◆ Exercise goal:
Retype all material exactly. Pictures stay out of the copy.

◆ Dataset section:
■ ■ ■ ■
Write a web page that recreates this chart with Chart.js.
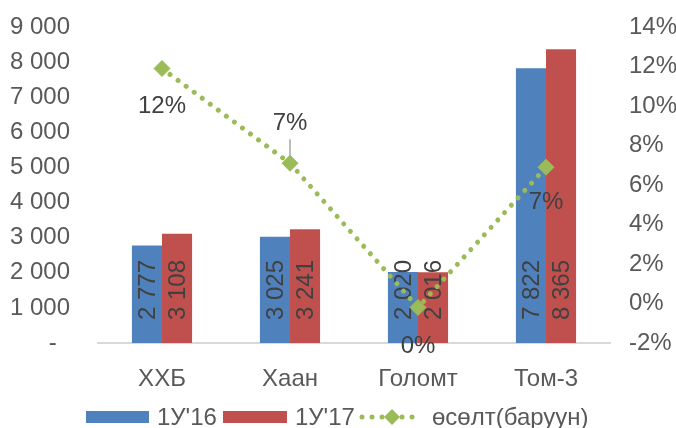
<!DOCTYPE html>
<html>
<head>
<meta charset="utf-8">
<script src="https://cdn.jsdelivr.net/npm/chart.js@4/dist/chart.umd.min.js"></script>
<style>
  body { margin: 0; background: #fff; }
  canvas { display: block; }
</style>
</head>
<body>
<canvas id="chart" width="676" height="428"></canvas>
<script>
// Chart data
const categories = ['ХХБ', 'Хаан', 'Голомт', 'Том-3'];
const values16 = [2777, 3025, 2020, 7822];
const values17 = [3108, 3241, 2016, 8365];
const growth = [0.119, 0.071, -0.002, 0.069];
const seriesNames = ["1У'16", "1У'17", 'өсөлт(баруун)'];

const FONT = '"Liberation Sans", Arial, sans-serif';
const FSIZE = 24;
const BLUE = '#4F81BD', RED = '#C0504D', GREEN = '#9BBB59';

// offsets of the growth labels from their points (dy)
const growthLabelDy = [38, -40, 39, 35];

function fmtThousands(v) {
    if (v === 0) return '-  ';
    return String(v).replace(/\B(?=(\d{3})+(?!\d))/g, ' ');
}

function fmtPct(v) {
    let n = Math.round(v * 100);
    if (n === 0) n = 0; // drop -0
    return n + '%';
}

// Vertical value labels inside bars
const barLabels = {
    id: 'barLabels',
    afterDatasetDraw(chart, args) {
        const ds = chart.data.datasets[args.index];
        if (ds.type !== 'bar') return;
        const ctx = chart.ctx;
        ctx.save();
        ctx.font = FSIZE + 'px ' + FONT;
        ctx.fillStyle = '#404040';
        ctx.textAlign = 'left';
        ctx.textBaseline = 'middle';
        args.meta.data.forEach((bar, i) => {
            ctx.save();
            ctx.translate(bar.x, bar.base - 23);
            ctx.rotate(-Math.PI / 2);
            ctx.fillText(fmtThousands(ds.data[i]), 0, 1);
            ctx.restore();
        });
        ctx.restore();
    }
};

// Growth labels, leader line and custom legend
const extras = {
    id: 'extras',
    afterDraw(chart) {
        const ctx = chart.ctx;
        const meta = chart.getDatasetMeta(2);
        ctx.save();
        ctx.font = FSIZE + 'px ' + FONT;
        ctx.fillStyle = '#404040';
        ctx.textAlign = 'center';
        ctx.textBaseline = 'middle';
        meta.data.forEach((pt, i) => {
            ctx.fillText(fmtPct(growth[i]), pt.x, pt.y + growthLabelDy[i]);
        });
        // leader line for the Хаан label
        const p1 = meta.data[1];
        ctx.strokeStyle = '#A6A6A6';
        ctx.lineWidth = 1.5;
        ctx.beginPath();
        ctx.moveTo(p1.x, p1.y - 24);
        ctx.lineTo(p1.x, p1.y - 6);
        ctx.stroke();

        // legend
        const ly = 417;
        ctx.textAlign = 'left';
        ctx.fillStyle = BLUE;
        ctx.fillRect(86, ly - 6, 63, 12);
        ctx.fillStyle = RED;
        ctx.fillRect(223, ly - 6, 64, 12);
        ctx.fillStyle = '#595959';
        ctx.fillText(seriesNames[0], 157, ly + 1);
        ctx.fillText(seriesNames[1], 295, ly + 1);
        ctx.fillText(seriesNames[2], 432, ly + 1);
        ctx.strokeStyle = GREEN;
        ctx.lineWidth = 5;
        ctx.lineCap = 'round';
        ctx.setLineDash([0.01, 10]);
        ctx.beginPath();
        ctx.moveTo(362, ly);
        ctx.lineTo(422, ly);
        ctx.stroke();
        ctx.setLineDash([]);
        ctx.fillStyle = GREEN;
        ctx.beginPath();
        ctx.moveTo(392, ly - 8);
        ctx.lineTo(400, ly);
        ctx.lineTo(392, ly + 8);
        ctx.lineTo(384, ly);
        ctx.closePath();
        ctx.fill();
        ctx.restore();
    }
};

new Chart(document.getElementById('chart'), {
    data: {
        labels: categories,
        datasets: [
            {
                type: 'bar',
                label: seriesNames[0],
                data: values16,
                backgroundColor: BLUE,
                yAxisID: 'y',
                order: 1,
                categoryPercentage: 0.47,
                barPercentage: 1
            },
            {
                type: 'bar',
                label: seriesNames[1],
                data: values17,
                backgroundColor: RED,
                yAxisID: 'y',
                order: 1,
                categoryPercentage: 0.47,
                barPercentage: 1
            },
            {
                type: 'line',
                label: seriesNames[2],
                data: growth,
                yAxisID: 'y1',
                order: 0,
                borderColor: GREEN,
                borderWidth: 5,
                borderDash: [0.01, 10],
                borderCapStyle: 'round',
                pointStyle: 'rectRot',
                pointRadius: 8,
                pointBackgroundColor: GREEN,
                pointBorderColor: GREEN,
                pointBorderWidth: 1,
                tension: 0,
                fill: false
            }
        ]
    },
    options: {
        responsive: false,
        animation: false,
        devicePixelRatio: 1,
        layout: { padding: { top: 27, left: 0, right: 0, bottom: 0 } },
        plugins: {
            legend: { display: false },
            tooltip: { enabled: false }
        },
        scales: {
            x: {
                grid: { display: false },
                border: { color: '#D9D9D9', width: 2 },
                ticks: { font: { family: FONT, size: FSIZE }, color: '#595959', padding: 14 },
                afterFit(s) { s.height = 85; s.paddingLeft = 0; s.paddingRight = 0; }
            },
            y: {
                position: 'left',
                min: 0,
                max: 9000,
                grid: { display: false },
                border: { display: false },
                ticks: {
                    stepSize: 1000,
                    font: { family: FONT, size: FSIZE },
                    color: '#595959',
                    padding: 20,
                    callback: v => fmtThousands(v)
                },
                afterFit(s) { s.width = 98; s.paddingTop = 0; s.paddingBottom = 0; }
            },
            y1: {
                position: 'right',
                min: -0.02,
                max: 0.14,
                grid: { display: false },
                border: { display: false },
                ticks: {
                    stepSize: 0.02,
                    font: { family: FONT, size: FSIZE },
                    color: '#595959',
                    padding: 11,
                    callback: v => fmtPct(v)
                },
                afterFit(s) { s.width = 66; s.paddingTop = 0; s.paddingBottom = 0; }
            }
        }
    },
    plugins: [barLabels, extras]
});
</script>
</body>
</html>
■ ■ ■ ■
◆ Result for this exercise:
Write a web page that recreates this chart with Chart.js.
<!DOCTYPE html>
<html>
<head>
<meta charset="utf-8">
<script src="https://cdn.jsdelivr.net/npm/chart.js@4/dist/chart.umd.min.js"></script>
<style>
  body { margin: 0; background: #fff; }
  canvas { display: block; }
</style>
</head>
<body>
<canvas id="chart" width="676" height="428"></canvas>
<script>
// Chart data
const categories = ['ХХБ', 'Хаан', 'Голомт', 'Том-3'];
const values16 = [2777, 3025, 2020, 7822];
const values17 = [3108, 3241, 2016, 8365];
const growth = [0.119, 0.071, -0.002, 0.069];
const seriesNames = ["1У'16", "1У'17", 'өсөлт(баруун)'];

const FONT = '"Liberation Sans", Arial, sans-serif';
const FSIZE = 24;
const BLUE = '#4F81BD', RED = '#C0504D', GREEN = '#9BBB59';

// offsets of the growth labels from their points (dy)
const growthLabelDy = [38, -40, 39, 35];

function fmtThousands(v) {
    if (v === 0) return '-  ';
    return String(v).replace(/\B(?=(\d{3})+(?!\d))/g, ' ');
}

function fmtPct(v) {
    let n = Math.round(v * 100);
    if (n === 0) n = 0; // drop -0
    return n + '%';
}

// Vertical value labels inside bars
const barLabels = {
    id: 'barLabels',
    afterDatasetDraw(chart, args) {
        const ds = chart.data.datasets[args.index];
        if (ds.type !== 'bar') return;
        const ctx = chart.ctx;
        ctx.save();
        ctx.font = FSIZE + 'px ' + FONT;
        ctx.fillStyle = '#404040';
        ctx.textAlign = 'left';
        ctx.textBaseline = 'middle';
        args.meta.data.forEach((bar, i) => {
            ctx.save();
            ctx.translate(bar.x, bar.base - 23);
            ctx.rotate(-Math.PI / 2);
            ctx.fillText(fmtThousands(ds.data[i]), 0, 1);
            ctx.restore();
        });
        ctx.restore();
    }
};

// Growth labels, leader line and custom legend
const extras = {
    id: 'extras',
    afterDraw(chart) {
        const ctx = chart.ctx;
        const meta = chart.getDatasetMeta(2);
        ctx.save();
        ctx.font = FSIZE + 'px ' + FONT;
        ctx.fillStyle = '#404040';
        ctx.textAlign = 'center';
        ctx.textBaseline = 'middle';
        meta.data.forEach((pt, i) => {
            ctx.fillText(fmtPct(growth[i]), pt.x, pt.y + growthLabelDy[i]);
        });
        // leader line for the Хаан label
        const p1 = meta.data[1];
        ctx.strokeStyle = '#A6A6A6';
        ctx.lineWidth = 1.5;
        ctx.beginPath();
        ctx.moveTo(p1.x, p1.y - 24);
        ctx.lineTo(p1.x, p1.y - 6);
        ctx.stroke();

        // legend
        const ly = 417;
        ctx.textAlign = 'left';
        ctx.fillStyle = BLUE;
        ctx.fillRect(86, ly - 6, 63, 12);
        ctx.fillStyle = RED;
        ctx.fillRect(223, ly - 6, 64, 12);
        ctx.fillStyle = '#595959';
        ctx.fillText(seriesNames[0], 157, ly + 1);
        ctx.fillText(seriesNames[1], 295, ly + 1);
        ctx.fillText(seriesNames[2], 432, ly + 1);
        ctx.strokeStyle = GREEN;
        ctx.lineWidth = 5;
        ctx.lineCap = 'round';
        ctx.setLineDash([0.01, 10]);
        ctx.beginPath();
        ctx.moveTo(362, ly);
        ctx.lineTo(422, ly);
        ctx.stroke();
        ctx.setLineDash([]);
        ctx.fillStyle = GREEN;
        ctx.beginPath();
        ctx.moveTo(392, ly - 8);
        ctx.lineTo(400, ly);
        ctx.lineTo(392, ly + 8);
        ctx.lineTo(384, ly);
        ctx.closePath();
        ctx.fill();
        ctx.restore();
    }
};

new Chart(document.getElementById('chart'), {
    data: {
        labels: categories,
        datasets: [
            {
                type: 'bar',
                label: seriesNames[0],
                data: values16,
                backgroundColor: BLUE,
                yAxisID: 'y',
                order: 1,
                categoryPercentage: 0.47,
                barPercentage: 1
            },
            {
                type: 'bar',
                label: seriesNames[1],
                data: values17,
                backgroundColor: RED,
                yAxisID: 'y',
                order: 1,
                categoryPercentage: 0.47,
                barPercentage: 1
            },
            {
                type: 'line',
                label: seriesNames[2],
                data: growth,
                yAxisID: 'y1',
                order: 0,
                borderColor: GREEN,
                borderWidth: 5,
                borderDash: [0.01, 10],
                borderCapStyle: 'round',
                pointStyle: 'rectRot',
                pointRadius: 8,
                pointBackgroundColor: GREEN,
                pointBorderColor: GREEN,
                pointBorderWidth: 1,
                tension: 0,
                fill: false
            }
        ]
    },
    options: {
        responsive: false,
        animation: false,
        devicePixelRatio: 1,
        layout: { padding: { top: 27, left: 0, right: 0, bottom: 0 } },
        plugins: {
            legend: { display: false },
            tooltip: { enabled: false }
        },
        scales: {
            x: {
                grid: { display: false },
                border: { color: '#D9D9D9', width: 2 },
                ticks: { font: { family: FONT, size: FSIZE }, color: '#595959', padding: 14 },
                afterFit(s) { s.height = 85; s.paddingLeft = 0; s.paddingRight = 0; }
            },
            y: {
                position: 'left',
                min: 0,
                max: 9000,
                grid: { display: false },
                border: { display: false },
                ticks: {
                    stepSize: 1000,
                    font: { family: FONT, size: FSIZE },
                    color: '#595959',
                    padding: 20,
                    callback: v => fmtThousands(v)
                },
                afterFit(s) { s.width = 98; s.paddingTop = 0; s.paddingBottom = 0; }
            },
            y1: {
                position: 'right',
                min: -0.02,
                max: 0.14,
                grid: { display: false },
                border: { display: false },
                ticks: {
                    stepSize: 0.02,
                    font: { family: FONT, size: FSIZE },
                    color: '#595959',
                    padding: 11,
                    callback: v => fmtPct(v)
                },
                afterFit(s) { s.width = 66; s.paddingTop = 0; s.paddingBottom = 0; }
            }
        }
    },
    plugins: [barLabels, extras]
});
</script>
</body>
</html>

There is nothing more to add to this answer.